There have been five Great Observatories launched since the program began in 1979 — the Spitzer Space Telescope, the Compton Gamma-Ray Observatory, the Chandra X-Ray Observatory, the Hubble Space Telescope and the James Webb.   Each of the five Great Observatories looks, or looked, out at the cosmos in different wavelengths, and together they and other telescopes have revolutionized how we understand the universe.

In recommending the HWO as a new Grand Observatory, the National Academy also called for the commissioning of two others, the Origins Space Telescope (to study star formation) and the Lynx X-Ray Observatory (which would study the origin of black holes and the evolving structure of galaxies.)

All fall under the pre-planning scope of the Great Observatory Maturation Program and are , like the HWO, not expected to launch for decades.

In approaching the enormous task of “maturing” the designs of these observatories, Domagal-Goldman said his group is looking to other very complex federal agency projects but also to undertakings such as planning an Olympic Games or building a new baseball stadium.

“NASA has never had a formal maturation program before, not in the same focused early sense,” he said. “We’re changing how we do things, and those changes will be a strategic investment that will decrease the risk of going over schedule and budget.  That’s important because we need for this observatory and telescope to do things never done before.”

HWO science team co-chair O’Meara put it another, hand’s-on way.  The GOMAP effort, he said, will “retire risks” before they can complicate later development, as happened with the Webb Telescope.

That early work will make sure that the technology proposed will support the science desired and will avoid a situation where “when we’re cutting metal, we don’t realize the technology pole is too tall” — i.e., that the fit isn’t right.  “That’s costly trouble, because by then you have an army marching,” he said.

An artist’s concept of super-Earth exoplanet Kepler-62f orbiting a K star, which is smaller than our Sun but much larger than the “red dwarf” M stars most common in the galaxy. Early thinking about targets for HWO is focused on planets orbiting stars in this size range, both for technical observing reasons and because these worlds have some basic features that potentially could make them habitable.  But Domagal-Goldman said that observing red dwarf planets is not out of the question. (Ames Research Center/JPL-Caltech/Tim Pyle.)
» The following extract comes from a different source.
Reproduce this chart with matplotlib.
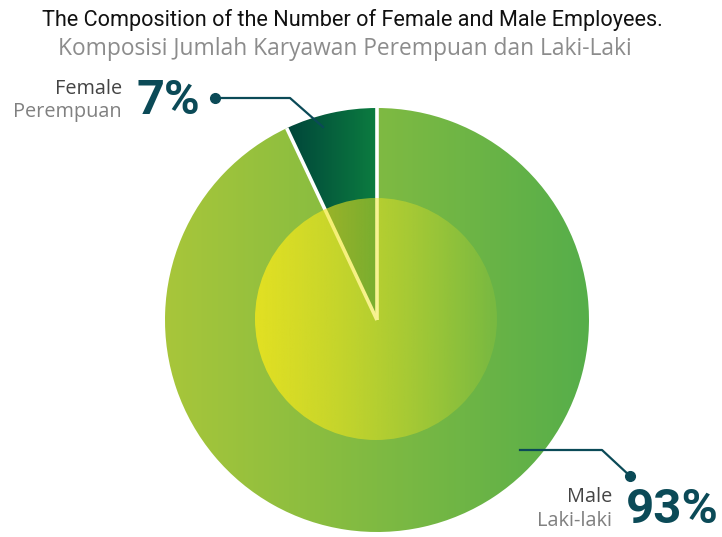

That GOMAP investment will be substantial.  According to O’Meara of the HWO science definition team, the National Academy recommended that NASA spend many millions in its maturation program, a not insignificant part of the notional HWO budget.  That budget, O’Meara said, would cover work for a five or six year period.
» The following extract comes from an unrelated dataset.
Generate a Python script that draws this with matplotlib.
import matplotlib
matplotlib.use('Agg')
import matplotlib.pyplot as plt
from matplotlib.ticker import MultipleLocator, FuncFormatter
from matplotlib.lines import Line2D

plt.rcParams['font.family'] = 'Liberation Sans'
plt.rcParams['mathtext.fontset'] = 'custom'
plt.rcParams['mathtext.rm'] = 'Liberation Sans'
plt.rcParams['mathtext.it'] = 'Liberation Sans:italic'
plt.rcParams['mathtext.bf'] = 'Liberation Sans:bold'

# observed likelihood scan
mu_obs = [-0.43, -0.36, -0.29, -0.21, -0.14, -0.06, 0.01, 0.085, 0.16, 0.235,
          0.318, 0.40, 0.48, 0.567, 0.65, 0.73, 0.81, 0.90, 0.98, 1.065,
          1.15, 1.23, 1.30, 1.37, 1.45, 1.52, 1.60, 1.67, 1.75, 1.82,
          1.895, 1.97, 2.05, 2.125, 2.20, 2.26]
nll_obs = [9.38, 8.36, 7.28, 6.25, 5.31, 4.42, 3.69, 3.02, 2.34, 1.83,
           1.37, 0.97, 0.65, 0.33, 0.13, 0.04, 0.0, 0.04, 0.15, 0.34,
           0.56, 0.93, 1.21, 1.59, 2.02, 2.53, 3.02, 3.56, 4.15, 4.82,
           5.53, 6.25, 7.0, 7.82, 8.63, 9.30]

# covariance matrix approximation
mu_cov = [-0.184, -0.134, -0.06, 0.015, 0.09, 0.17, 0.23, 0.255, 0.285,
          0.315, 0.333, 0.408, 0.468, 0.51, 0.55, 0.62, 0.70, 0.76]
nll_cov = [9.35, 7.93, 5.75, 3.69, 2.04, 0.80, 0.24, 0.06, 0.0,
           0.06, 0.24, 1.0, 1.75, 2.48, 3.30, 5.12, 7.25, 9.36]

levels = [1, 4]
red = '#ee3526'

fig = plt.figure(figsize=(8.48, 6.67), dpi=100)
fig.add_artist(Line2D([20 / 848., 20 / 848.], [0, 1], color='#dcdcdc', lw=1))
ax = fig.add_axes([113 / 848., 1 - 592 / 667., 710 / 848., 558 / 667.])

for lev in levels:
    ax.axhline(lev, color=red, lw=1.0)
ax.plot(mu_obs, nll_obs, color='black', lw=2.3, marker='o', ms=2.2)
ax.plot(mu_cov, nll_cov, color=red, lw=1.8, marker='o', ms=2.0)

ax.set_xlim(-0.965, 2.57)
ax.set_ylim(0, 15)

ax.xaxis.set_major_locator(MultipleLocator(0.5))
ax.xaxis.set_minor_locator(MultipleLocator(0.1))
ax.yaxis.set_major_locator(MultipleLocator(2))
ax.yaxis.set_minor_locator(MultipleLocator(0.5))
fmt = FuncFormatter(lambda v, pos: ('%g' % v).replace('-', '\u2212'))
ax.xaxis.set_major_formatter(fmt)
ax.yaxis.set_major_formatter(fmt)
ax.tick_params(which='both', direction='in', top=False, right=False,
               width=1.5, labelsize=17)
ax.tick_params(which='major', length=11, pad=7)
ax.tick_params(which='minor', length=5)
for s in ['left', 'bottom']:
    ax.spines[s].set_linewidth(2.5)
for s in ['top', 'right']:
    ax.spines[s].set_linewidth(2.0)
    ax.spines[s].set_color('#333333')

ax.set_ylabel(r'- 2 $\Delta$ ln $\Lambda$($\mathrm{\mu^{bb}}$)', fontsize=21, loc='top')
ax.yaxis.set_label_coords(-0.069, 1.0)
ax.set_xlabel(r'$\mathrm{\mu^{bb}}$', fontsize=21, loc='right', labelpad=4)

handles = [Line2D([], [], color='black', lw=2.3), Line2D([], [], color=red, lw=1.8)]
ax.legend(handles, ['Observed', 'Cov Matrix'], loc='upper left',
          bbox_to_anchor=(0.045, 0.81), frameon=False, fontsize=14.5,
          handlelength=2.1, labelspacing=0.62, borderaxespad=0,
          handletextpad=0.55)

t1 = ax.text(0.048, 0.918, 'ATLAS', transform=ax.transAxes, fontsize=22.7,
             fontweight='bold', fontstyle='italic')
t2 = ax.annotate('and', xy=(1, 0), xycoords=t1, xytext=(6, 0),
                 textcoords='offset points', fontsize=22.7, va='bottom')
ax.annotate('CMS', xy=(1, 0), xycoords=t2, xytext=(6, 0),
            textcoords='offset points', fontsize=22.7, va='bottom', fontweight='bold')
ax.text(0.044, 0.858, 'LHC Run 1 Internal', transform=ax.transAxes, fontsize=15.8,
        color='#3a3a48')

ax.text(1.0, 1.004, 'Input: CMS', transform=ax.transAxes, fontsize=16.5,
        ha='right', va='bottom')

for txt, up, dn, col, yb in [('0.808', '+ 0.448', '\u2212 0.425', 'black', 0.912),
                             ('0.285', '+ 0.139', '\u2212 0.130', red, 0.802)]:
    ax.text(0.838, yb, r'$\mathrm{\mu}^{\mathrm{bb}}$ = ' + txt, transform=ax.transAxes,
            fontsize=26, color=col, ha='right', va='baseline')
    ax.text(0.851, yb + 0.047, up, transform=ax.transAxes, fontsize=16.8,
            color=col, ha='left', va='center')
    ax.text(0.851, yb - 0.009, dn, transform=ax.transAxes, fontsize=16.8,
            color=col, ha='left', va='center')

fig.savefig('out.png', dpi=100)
John O’Meara is the chief scientist of the W.M. Keck Observatory in Hawaii and co-chair of the HWO science definition team called START, the Science, Technology, Architecture Review Team. (Keck Observatory)

As of today, however, no money has actually been allocated by Congress for HWO and its maturation program.  With next year’s federal budget unresolved, with spending caps looming and with a government shutdown next month as a possibility, O’Meara said it remains entirely unclear when funding for the maturation program will be passed and at what level.  Funding so far has come out of the NASA astrophysics budget.
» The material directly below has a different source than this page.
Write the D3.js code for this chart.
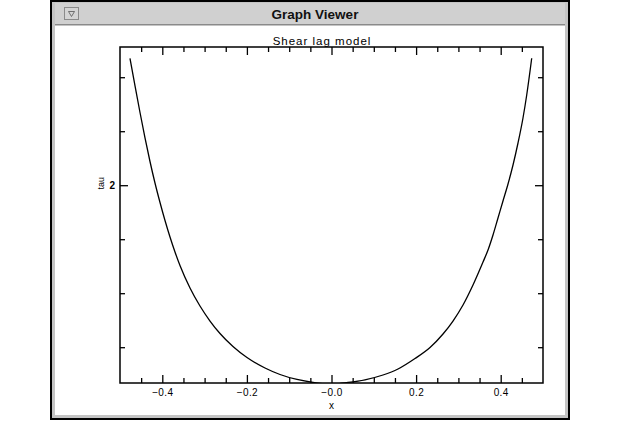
<!DOCTYPE html>
<html>
<head>
<meta charset="utf-8">
<script src="https://cdn.jsdelivr.net/npm/d3@7"></script>
<style>
  html, body { margin: 0; padding: 0; background: #ffffff; }
  svg { display: block; }
  text { font-family: "Liberation Sans", Helvetica, Arial, sans-serif; }
</style>
</head>
<body>
<div id="chart"></div>
<script>
// ---- data ----
const xValues = [-0.4764, -0.4645, -0.4527, -0.4409, -0.4291, -0.4173, -0.4054, -0.3936, -0.3818, -0.3700,
  -0.3582, -0.3345, -0.3109, -0.2872, -0.2636, -0.2329, -0.1998, -0.1572, -0.1217, -0.0816,
  -0.0437, 0.0000,
  0.0390, 0.0792, 0.1217, 0.1572, 0.1974, 0.2329, 0.2636, 0.2872, 0.3109, 0.3345,
  0.3582, 0.3700, 0.3818, 0.3936, 0.4054, 0.4173, 0.4291, 0.4409, 0.4527, 0.4615, 0.4733];
const tauValues = [2.4701, 2.3675, 2.2693, 2.1749, 2.0878, 2.0082, 1.9360, 1.8693, 1.8082, 1.7526,
  1.7026, 1.6193, 1.5526, 1.4970, 1.4507, 1.4026, 1.3618, 1.3230, 1.2989, 1.2804,
  1.2693, 1.2630,
  1.2693, 1.2793, 1.2970, 1.3193, 1.3581, 1.3989, 1.4489, 1.4970, 1.5563, 1.6304,
  1.7156, 1.7600, 1.8156, 1.8785, 1.9415, 2.0045, 2.0749, 2.1563, 2.2489, 2.3341, 2.4701];

const xMajorTicks = [-0.4, -0.2, 0.0, 0.2, 0.4];
const xTickLabels = ["\u22120.4", "\u22120.2", "\u22120.0", "0.2", "0.4"];
const xMinorTicks = [-0.45, -0.35, -0.30, -0.25, -0.15, -0.10, -0.05, 0.05, 0.10, 0.15, 0.25, 0.30, 0.35, 0.45];
const yMajorTicks = [2];
const yTickLabels = ["2"];
const yMinorTicks = [1.4, 1.6, 1.8, 2.2, 2.4];
const xDomain = [-0.5, 0.5];
const yDomain = [1.2674, 2.5119];

const windowTitle = "Graph Viewer";
const chartTitle = "Shear lag model";
const xLabel = "x";
const yLabel = "tau";

// ---- drawing ----
const W = 623, H = 425;
const svg = d3.select("#chart").append("svg").attr("width", W).attr("height", H);

// window chrome
const win = svg.append("g");
win.append("rect").attr("x", 50).attr("y", 0).attr("width", 520).attr("height", 420).attr("fill", "#000");
win.append("rect").attr("x", 52).attr("y", 2).attr("width", 516).attr("height", 416).attr("fill", "#c4c4c4");
win.append("rect").attr("x", 55).attr("y", 3).attr("width", 510).attr("height", 21).attr("fill", "#d0d0d0");
win.append("line").attr("x1", 55).attr("x2", 565).attr("y1", 24.5).attr("y2", 24.5).attr("stroke", "#8a8a8a");
win.append("rect").attr("x", 55).attr("y", 26).attr("width", 510).attr("height", 389).attr("fill", "#ffffff");
// menu button
win.append("rect").attr("x", 64.5).attr("y", 7.5).attr("width", 14).attr("height", 12)
  .attr("fill", "#d4d4d4").attr("stroke", "#8a8a8a");
win.append("path").attr("d", "M68.5,11.5 L74.5,11.5 L71.5,16.5 Z").attr("fill", "none").attr("stroke", "#555").attr("stroke-width", 0.8);
win.append("text").attr("x", 315).attr("y", 18.5).attr("text-anchor", "middle")
  .attr("font-size", 13.5).attr("font-weight", "bold").attr("fill", "#111").text(windowTitle);

// plot
const pL = 120, pR = 543, pT = 47, pB = 383;
const x = d3.scaleLinear().domain(xDomain).range([pL, pR]);
const y = d3.scaleLinear().domain(yDomain).range([pB, pT]);

svg.append("defs").append("clipPath").attr("id", "plotclip")
  .append("rect").attr("x", pL).attr("y", pT).attr("width", pR - pL).attr("height", pB - pT);

const lineGen = d3.line().x(d => x(d[0])).y(d => y(d[1])).curve(d3.curveMonotoneX);
const pts = xValues.map((v, i) => [v, tauValues[i]]);
svg.append("path").datum(pts).attr("d", lineGen).attr("clip-path", "url(#plotclip)")
  .attr("fill", "none").attr("stroke", "#000").attr("stroke-width", 1.3);

function styleAxis(g) {
  g.select(".domain").remove();
  g.selectAll(".tick line").attr("stroke", "#000").attr("stroke-width", 1.3);
  g.selectAll(".tick text").attr("fill", "#000").attr("font-family", "'Liberation Sans', Helvetica, Arial, sans-serif");
}

// bottom axis: major with labels
svg.append("g").attr("transform", `translate(0,${pB})`)
  .call(d3.axisBottom(x).tickValues(xMajorTicks).tickSizeInner(-8).tickSizeOuter(0).tickPadding(6)
    .tickFormat((d, i) => xTickLabels[i]))
  .call(styleAxis)
  .call(g => g.selectAll(".tick text").attr("font-size", 10).attr("letter-spacing", 0.4));
svg.append("g").attr("transform", `translate(0,${pB})`)
  .call(d3.axisBottom(x).tickValues(xMinorTicks).tickSizeInner(-5).tickSizeOuter(0).tickFormat(""))
  .call(styleAxis);
// top axis
svg.append("g").attr("transform", `translate(0,${pT})`)
  .call(d3.axisTop(x).tickValues(xMajorTicks).tickSizeInner(-8).tickSizeOuter(0).tickFormat(""))
  .call(styleAxis);
svg.append("g").attr("transform", `translate(0,${pT})`)
  .call(d3.axisTop(x).tickValues(xMinorTicks).tickSizeInner(-5).tickSizeOuter(0).tickFormat(""))
  .call(styleAxis);
// left axis
svg.append("g").attr("transform", `translate(${pL},0)`)
  .call(d3.axisLeft(y).tickValues(yMajorTicks).tickSizeInner(-8).tickSizeOuter(0).tickPadding(5)
    .tickFormat((d, i) => yTickLabels[i]))
  .call(styleAxis)
  .call(g => g.selectAll(".tick text").attr("font-size", 10).attr("font-weight", "bold"));
svg.append("g").attr("transform", `translate(${pL},0)`)
  .call(d3.axisLeft(y).tickValues(yMinorTicks).tickSizeInner(-5).tickSizeOuter(0).tickFormat(""))
  .call(styleAxis);
// right axis
svg.append("g").attr("transform", `translate(${pR},0)`)
  .call(d3.axisRight(y).tickValues(yMajorTicks).tickSizeInner(-8).tickSizeOuter(0).tickFormat(""))
  .call(styleAxis);
svg.append("g").attr("transform", `translate(${pR},0)`)
  .call(d3.axisRight(y).tickValues(yMinorTicks).tickSizeInner(-5).tickSizeOuter(0).tickFormat(""))
  .call(styleAxis);

// plot frame
svg.append("rect").attr("x", pL).attr("y", pT).attr("width", pR - pL).attr("height", pB - pT)
  .attr("fill", "none").attr("stroke", "#000").attr("stroke-width", 1.5);

// titles
svg.append("text").attr("x", 322).attr("y", 45).attr("text-anchor", "middle")
  .attr("font-size", 11.5).attr("letter-spacing", 1).attr("fill", "#000").text(chartTitle);
svg.append("text").attr("x", x(0)).attr("y", 409).attr("text-anchor", "middle")
  .attr("font-size", 10).attr("fill", "#000").text(xLabel);
svg.append("text").attr("transform", `translate(103.5,${y(2) - 2}) rotate(-90)`).attr("text-anchor", "middle")
  .attr("font-size", 9).attr("fill", "#000").text(yLabel);
</script>
</body>
</html>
O’Meara has been talking with members of Congress about GOMAP and the HWO project and he says there is interest and concern.

“There are members of Congress who worry about the cost of the observatory and frankly would never support an observatory,” O’Meara said.  “Then there are members who understand the great soft power that comes from these kinds of projects, which the world knows only the U.S. and its partners can build now.  And then there are those who are fascinated by the science and see the search for life in the cosmos as very important and exciting for citizens.”

As the search for life beyond Earth proceeds around the globe, pulling in thousands of scientists working on an ever-growing number of approaches from a myriad of disciplines, there will be countless discoveries that move the field forward.

But we may well have to wait for results sent back by the Habitable Worlds Observatory to have anything close to a clear understanding of what life exists — or doesn’t exist — out there.